So for a more level appropriate level we've got an ogre swinging a greatclub at someone in "chainmail" over padding (chain chosen because it prevents almost all cutting but does little to mitigate blunt force trauma because it's flexible - and a common armour type).
Again, a cherry-picked example to cast the model in the worst possible light. The model isn't specifically designed to cover that specific scenario, though. Detailing every possible interaction would be boring and tedious, for very little benefit. Instead, we have a streamlined model that works in the vast majority of cases, with a minimum of fuss. (And which suffers from a couple of nit-picky corner-case problems, if you really want to obsess over minutiae.)
A substantive hit with a maul might not kill someone - but it will break limbs or ribs and out the target out of action.
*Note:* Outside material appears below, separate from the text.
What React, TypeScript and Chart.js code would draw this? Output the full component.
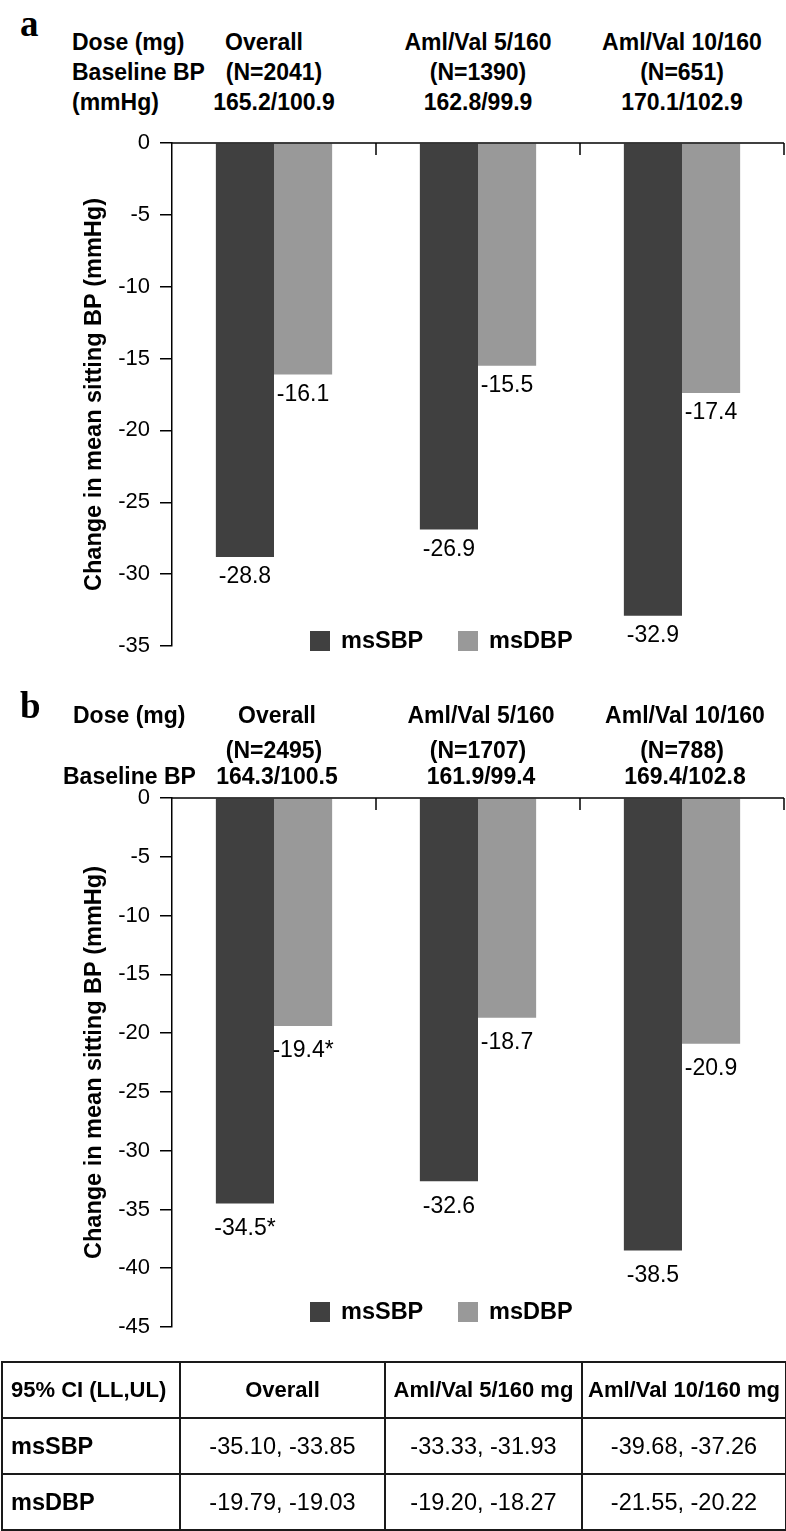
import React, { useEffect, useRef } from "react";
import { Chart, registerables } from "chart.js";

Chart.register(...registerables);

// ---------- data ----------
const categories = ["Overall", "Aml/Val 5/160", "Aml/Val 10/160"];
const seriesNames = ["msSBP", "msDBP"];
const seriesColors = ["#404040", "#999999"];

const sbpA = [-28.8, -26.9, -32.9];
const dbpA = [-16.1, -15.5, -17.4];
const sbpLabelsA = ["-28.8", "-26.9", "-32.9"];
const dbpLabelsA = ["-16.1", "-15.5", "-17.4"];
const nA = ["(N=2041)", "(N=1390)", "(N=651)"];
const baselineA = ["165.2/100.9", "162.8/99.9", "170.1/102.9"];
const yMinA = -35;

const sbpB = [-34.5, -32.6, -38.5];
const dbpB = [-19.4, -18.7, -20.9];
const sbpLabelsB = ["-34.5*", "-32.6", "-38.5"];
const dbpLabelsB = ["-19.4*", "-18.7", "-20.9"];
const nB = ["(N=2495)", "(N=1707)", "(N=788)"];
const baselineB = ["164.3/100.5", "161.9/99.4", "169.4/102.8"];
const yMinB = -45;

const yStep = 5;
const yTitle = "Change in mean sitting BP (mmHg)";

const tableHeader = ["95% CI (LL,UL)", "Overall", "Aml/Val 5/160 mg", "Aml/Val 10/160 mg"];
const ciSBP = ["-35.10, -33.85", "-33.33, -31.93", "-39.68, -37.26"];
const ciDBP = ["-19.79, -19.03", "-19.20, -18.27", "-21.55, -20.22"];

// ---------- layout ----------
const FONT = '"Liberation Sans", Arial, Helvetica, sans-serif';
const W = 786;
const PLOT_LEFT = 172;
const PLOT_RIGHT = 784;
const catCenter = (i: number) =>
  PLOT_LEFT + ((PLOT_RIGHT - PLOT_LEFT) / categories.length) * (i + 0.5);

const overlayPlugin = {
  id: "overlay",
  afterDatasetsDraw(chart: any, _args: any, opts: any) {
    const { ctx, chartArea } = chart;
    const xs = chart.scales.x;
    const ys = chart.scales.y;
    const y0 = ys.getPixelForValue(0);
    ctx.save();
    ctx.strokeStyle = "#000";
    ctx.lineWidth = 1.5;
    ctx.beginPath();
    ctx.moveTo(chartArea.left, y0);
    ctx.lineTo(chartArea.right, y0);
    ctx.stroke();
    for (let i = 0; i < chart.data.labels.length; i++) {
      const px = xs.getPixelForValue(i + 0.5);
      ctx.beginPath();
      ctx.moveTo(px, y0);
      ctx.lineTo(px, y0 + 12);
      ctx.stroke();
    }
    // value labels
    ctx.fillStyle = "#000";
    ctx.font = `23px ${FONT}`;
    ctx.textAlign = "center";
    ctx.textBaseline = "middle";
    chart.data.datasets.forEach((ds: any, di: number) => {
      const meta = chart.getDatasetMeta(di);
      meta.data.forEach((bar: any, i: number) => {
        ctx.fillText(ds.valueLabels[i], bar.x, bar.y + opts.labelOffset);
      });
    });
    // legend
    ctx.font = `bold 23.5px ${FONT}`;
    ctx.textAlign = "left";
    let lx = opts.legendX;
    chart.data.datasets.forEach((ds: any) => {
      ctx.fillStyle = ds.backgroundColor;
      ctx.fillRect(lx, opts.legendY - 10, 20, 20);
      ctx.fillStyle = "#000";
      ctx.fillText(ds.label, lx + 31, opts.legendY + 1);
      lx += 148;
    });
    ctx.restore();
  },
};

type PanelProps = {
  top: number;
  height: number;
  plotTop: number;
  plotBottom: number;
  yMin: number;
  sbp: number[];
  dbp: number[];
  sbpLabels: string[];
  dbpLabels: string[];
  labelOffset: number;
  legendY: number;
};

function BarPanel(p: PanelProps) {
  const ref = useRef<HTMLCanvasElement>(null);
  useEffect(() => {
    const canvas = ref.current!;
    const chart = new Chart(canvas, {
      type: "bar",
      data: {
        labels: categories,
        datasets: [
          {
            label: seriesNames[0],
            data: p.sbp,
            backgroundColor: seriesColors[0],
            valueLabels: p.sbpLabels,
          } as any,
          {
            label: seriesNames[1],
            data: p.dbp,
            backgroundColor: seriesColors[1],
            valueLabels: p.dbpLabels,
          } as any,
        ],
      },
      options: {
        responsive: false,
        animation: false,
        layout: {
          padding: {
            top: p.plotTop,
            bottom: p.height - p.plotBottom,
            left: 0,
            right: W - PLOT_RIGHT,
          },
        },
        datasets: {
          bar: { categoryPercentage: 0.57, barPercentage: 1.0 },
        },
        plugins: {
          legend: { display: false },
          tooltip: { enabled: false },
          overlay: {
            labelOffset: p.labelOffset,
            legendY: p.legendY,
            legendX: 310,
          },
        } as any,
        scales: {
          x: { display: false, offset: true },
          y: {
            min: p.yMin,
            max: 0,
            ticks: {
              stepSize: yStep,
              color: "#000",
              padding: 10,
              font: { family: FONT, size: 22 },
            },
            grid: {
              drawOnChartArea: false,
              drawTicks: true,
              tickLength: 12,
              color: "#000",
              lineWidth: 1.5,
            },
            border: { display: true, color: "#000", width: 1.5 },
            title: {
              display: true,
              text: yTitle,
              color: "#000",
              font: { family: FONT, size: 23.5, weight: "bold" },
              padding: { top: 80, bottom: 0 },
            },
            afterFit: (s: any) => {
              s.width = PLOT_LEFT;
            },
          },
        },
      },
      plugins: [overlayPlugin],
    });
    return () => chart.destroy();
  }, []);
  return (
    <canvas
      ref={ref}
      width={W}
      height={p.height}
      style={{ position: "absolute", left: 0, top: p.top, width: W, height: p.height }}
    />
  );
}

const hdrStyle = (cy: number, size = 23): React.CSSProperties => ({
  position: "absolute",
  top: cy - size / 2,
  height: size,
  lineHeight: `${size}px`,
  fontSize: size,
  fontWeight: "bold",
  fontFamily: FONT,
  whiteSpace: "nowrap",
  color: "#000",
});

function LeftText({ x, cy, text }: { x: number; cy: number; text: string }) {
  return <div style={{ ...hdrStyle(cy), left: x }}>{text}</div>;
}
function CenterText({ cx, cy, text }: { cx: number; cy: number; text: string }) {
  return (
    <div style={{ ...hdrStyle(cy), left: cx - 150, width: 300, textAlign: "center" }}>{text}</div>
  );
}

export default function App() {
  const cellBorder = "2px solid #1a1a1a";
  const td = (bold: boolean, size: number, align: "left" | "center"): React.CSSProperties => ({
    border: cellBorder,
    fontWeight: bold ? "bold" : "normal",
    fontSize: size,
    fontFamily: FONT,
    textAlign: align,
    paddingLeft: align === "left" ? 8 : 0,
    paddingRight: 0,
    paddingTop: 0,
    paddingBottom: 0,
    whiteSpace: "nowrap",
    color: "#000",
  });
  const panelLetter = (top: number): React.CSSProperties => ({
    position: "absolute",
    left: 20,
    top,
    fontFamily: '"Liberation Serif", "Times New Roman", serif',
    fontWeight: "bold",
    fontSize: 37,
    lineHeight: "37px",
  });
  return (
    <div
      style={{
        position: "absolute",
        left: 0,
        top: 0,
        width: W,
        height: 1531,
        background: "#fff",
        overflow: "hidden",
      }}
    >
      {/* panel a header */}
      <div style={panelLetter(5)}>a</div>
      <LeftText x={72} cy={42} text="Dose (mg)" />
      <LeftText x={72} cy={72} text="Baseline BP" />
      <LeftText x={72} cy={102} text="(mmHg)" />
      {categories.map((c, i) => (
        <CenterText key={"ca" + i} cx={catCenter(i) + (i === 0 ? -10 : 0)} cy={42} text={c} />
      ))}
      {nA.map((c, i) => (
        <CenterText key={"na" + i} cx={catCenter(i)} cy={72} text={c} />
      ))}
      {baselineA.map((c, i) => (
        <CenterText key={"ba" + i} cx={catCenter(i)} cy={102} text={c} />
      ))}

      <BarPanel
        top={0}
        height={690}
        plotTop={143}
        plotBottom={646}
        yMin={yMinA}
        sbp={sbpA}
        dbp={dbpA}
        sbpLabels={sbpLabelsA}
        dbpLabels={dbpLabelsA}
        labelOffset={20}
        legendY={641}
      />

      {/* panel b header */}
      <div style={panelLetter(687)}>b</div>
      <LeftText x={73} cy={715} text="Dose (mg)" />
      <LeftText x={63} cy={776} text="Baseline BP" />
      {categories.map((c, i) => (
        <CenterText key={"cb" + i} cx={catCenter(i) + 3} cy={715} text={c} />
      ))}
      {nB.map((c, i) => (
        <CenterText key={"nb" + i} cx={catCenter(i)} cy={750} text={c} />
      ))}
      {baselineB.map((c, i) => (
        <CenterText key={"bb" + i} cx={catCenter(i) + 3} cy={776} text={c} />
      ))}

      <BarPanel
        top={690}
        height={670}
        plotTop={108}
        plotBottom={637}
        yMin={yMinB}
        sbp={sbpB}
        dbp={dbpB}
        sbpLabels={sbpLabelsB}
        dbpLabels={dbpLabelsB}
        labelOffset={25}
        legendY={622}
      />

      {/* CI table */}
      <table
        style={{
          position: "absolute",
          left: 1,
          top: 1361,
          width: 784,
          borderCollapse: "collapse",
          tableLayout: "fixed",
        }}
      >
        <colgroup>
          <col style={{ width: 178 }} />
          <col style={{ width: 205 }} />
          <col style={{ width: 197 }} />
          <col style={{ width: 204 }} />
        </colgroup>
        <tbody>
          <tr style={{ height: 56 }}>
            {tableHeader.map((h, i) => (
              <td key={"h" + i} style={td(true, 22, i === 0 ? "left" : "center")}>
                {h}
              </td>
            ))}
          </tr>
          <tr style={{ height: 56 }}>
            <td style={td(true, 23.5, "left")}>{seriesNames[0]}</td>
            {ciSBP.map((v, i) => (
              <td key={"s" + i} style={td(false, 23.5, "center")}>
                {v}
              </td>
            ))}
          </tr>
          <tr style={{ height: 56 }}>
            <td style={td(true, 23.5, "left")}>{seriesNames[1]}</td>
            {ciDBP.map((v, i) => (
              <td key={"d" + i} style={td(false, 23.5, "center")}>
                {v}
              </td>
            ))}
          </tr>
        </tbody>
      </table>
    </div>
  );
}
A hit by a cutting weapon into metal armour that actually takes effect (which it mostly does by avoiding the metal parts) is likely to at the very least mangle whatever it hits, cutting right to the bone and probably breaking that.
We're not trying to model a substantive hit with an edged weapon that bypasses armor, though. Getting hit by an axe, with no armor (or other factors, like magic) to mitigate it, cannot reasonably result in anything other than serious injury. It's only the existence of armor (or magic) which provides the necessary room for reasonable doubt.
If you're one of the untiring robots of AD&D the only advantage the amateur has is that it will take fewer hits for the amateur to drop the tired professional. And the professional is going to take exactly as long to drop the amateur regardless of how much of a battering they have taken.
And what's wrong with that model? It will get us to the same end-point, either way, but with significantly less math required. One of the major reasons why death spirals are pointless is because they tend to cancel each other out, as often as not. Even if we were modeling pain and bruises and slowed reaction times, the pro is going to even that out as soon as they get a good hit in.
Meanwhile if the professional has had time to rest and recover they are going to have had time to spend hit dice/healing surges, and they are going to have recovered their second wind (both editions) and either their action surge or their encounter powers. They aren't at full capacity yet - but having been given time to recover most of their offense and at least some of their endurance is back even if they have a lot less in the tank long term.
Aside from Daily powers, a fighter who spends hit dice or healing surges to recover
is operating at full capacity for the duration of the second fight.
Everything that happened to them as a result of the first fight is wiped clean. It doesn't matter whether they were literally one good hit away from unconsciousness, because five minutes (or an hour) later, they may as well have been resting in Tahiti for three months. And that completely trivializes the fact that they were hit in the first place. Once those HP are back, the fact that they were ever gone is entirely irrelevant. (It might theoretically matter around the fourth fight of the same day, or the next morning after six fights in one day, but it's entirely irrelevant
now; and it will only ever become relevant for five minutes at the end of the day.)
The fundamental problem underlying this whole debate is that it's all-or-nothing. Each edition only has one set of rules for healing, without regard for the circumstances in which the HP were lost. If (for the sake of argument) we take for granted that HP totals include both physical toughness, as well as fatigue and other factors; then a rule that makes sense in the context of a physical hit does not make sense in the context of a near miss, and vice versa.
The only way to make sense of the unified healing rules it is to go with one extreme or the other - either every hit is physical or none of them are. Either a tough-enough warrior can take quite a number of substantive physical hits before falling, or nobody can stay up through
any number of substantive physical hits regardless of how tough they're supposed to be.
And while it's possible to have a serious world where a number of specific heroes are effectively Made of Iron, it is not really possible to take a world seriously when every single person living there is Made of Plasticine.